My father passed away when I was eight and that was tough for an eight-year-old to understand, but my mother navigated that storm like a pro, even when she was just a young woman herself. I never have to wonder where I got my reslience or my strength from. 

I often told my mother that I loved her more than life itself and to be honest I would gladly have suffered for her, when she got sick.  

My mom had a great sense of humour. I remember how we howled out loud together about any and all things. We could find the funny in even the most dire situations, which I think accounts for the fact that all my books have a humorous undertone. She taught me to laugh even in the face of adversity… especially in the face of adversity. Even to her dying day she was smiling. That’s how strong she was and how rooted her faith in Christ was. 
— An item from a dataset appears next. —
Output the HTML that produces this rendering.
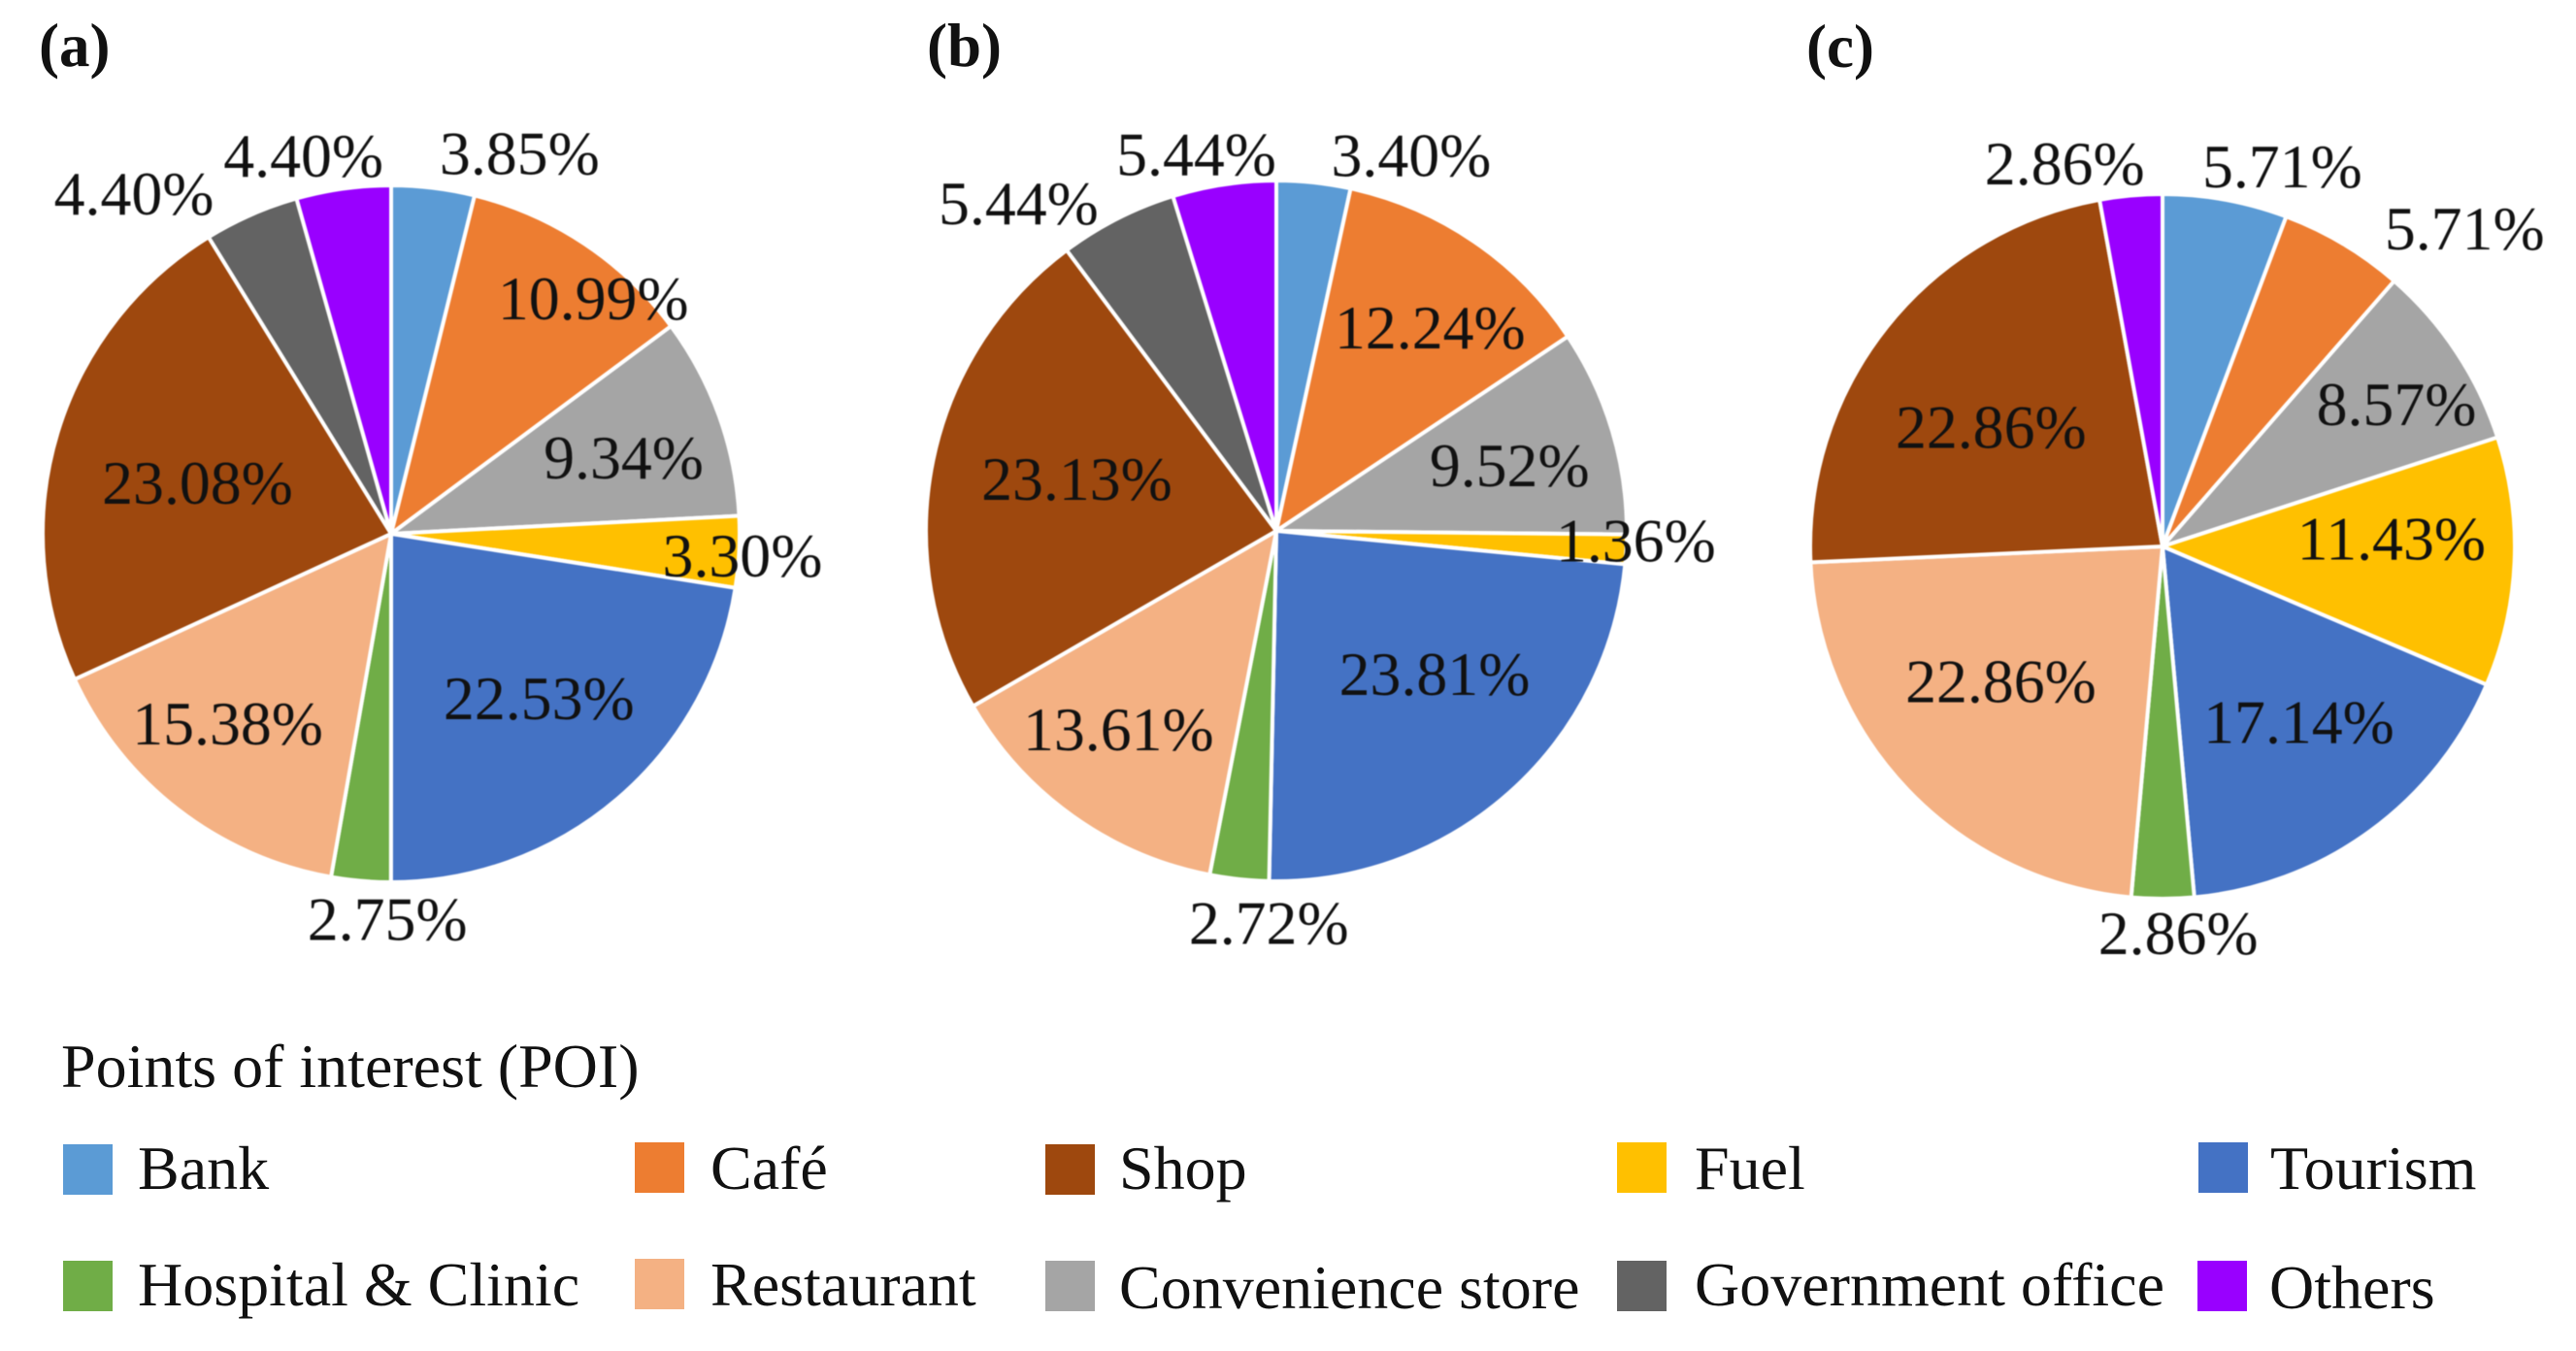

She loved to travel, but feared flying, a fear we conquered on our hilarious trip to Mauritius. That was one for the books! We had a blast. She supported my love of travel though she had some questions about my unquenchable desire to visit some rather uncommon destinations. While she supported all my dreams and goals, she wasn’t the kind of mother who’d tell me that I could be anything I wanted. No, no, she was more realistic than that. She always told me to be the best person I could be. 

Me an my momo
North Coast, Mauritius
MOM

When my life was oscillating from north to south, she’d be right there beside me, encouraging me not to lose faith but to keep going. Whenever I wasn’t in the country, I used to call her three to four times a day, which annoyed her to no end! LOL. My mom was my best friend, my confident, my prayer partner, my shoulder to cry on, and my anchor.  She was my life, really. Everything I did and became was for her. She knew the inner most depths of my soul and there was nothing I could hide from her, even in those times when I was thousands of miles away. She’d tell me “I can read you like a book.” LOL.

She loved to sing and I learned to play “The Old Rugged Cross” on the piano so that we could sing it together.  Then she’d drag her sister and whoever was at the house into it as well, and the next thing you know, we were a choir. I miss her more than is possible to put down in words. Never being able to hug her again, cuts through my heart like a sword. But even now she would tell me to keep my head up and keep going. She was, and is, and always will be the love of my life.